Facial

Chris White, music by Hal Kelly
The Drum, Theatre Royal Plymouth

Chris White

It’s all rather rambling and, let’s face it, a bit mad. Some great moments, some funny stuff, some factoids and quite a bit of weird.

Poet, performer and artist Chris White, graduate of the Theatre Royal Plymouth’s Lab Associate Programme, revisits six-year-old material he first performed at the Free Fringe at the 2016 Edinburgh Fringe, gives it a bit of an update and opens the Drum’s micro-festival Solo Voices which runs until 28 May.

Central to the piece is the question "do you think you could live without a face?" as misheard in a fictional service station spring-boarding into storytelling of several intertwined tales: of boxset-pusher Debbie; of Austin, the New York MISPER cop; of Twixes; of Geoff in his badged blazer; of adolescent angst and acne; changes in recycling habits; and facial facts and more Twixes.

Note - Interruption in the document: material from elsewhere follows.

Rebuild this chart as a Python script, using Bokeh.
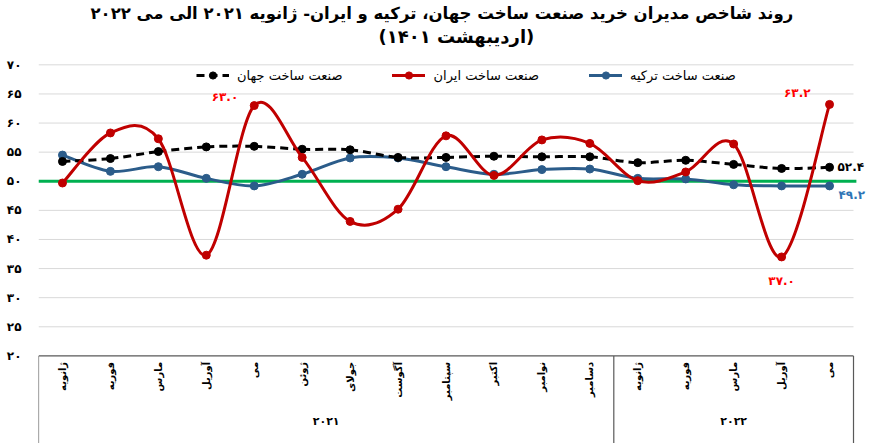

It is nightmarish and horror film-worthy, endearingly reminiscent, sci-fi, homely, laugh-out loud, and with an underlying romantic thread. There’s poetry, stand-up, right and left Twixes and lecturers on each facial element.

While White is engaging and amusing, Facial could do with a shave and tightening up. The Joycean stream of consciousness is exhausting at times and fun at others, and White’s switches in pace and demeanour alongside dramatic lighting and Hal Kelly’s music break up what could otherwise be a tedious 80-minutes.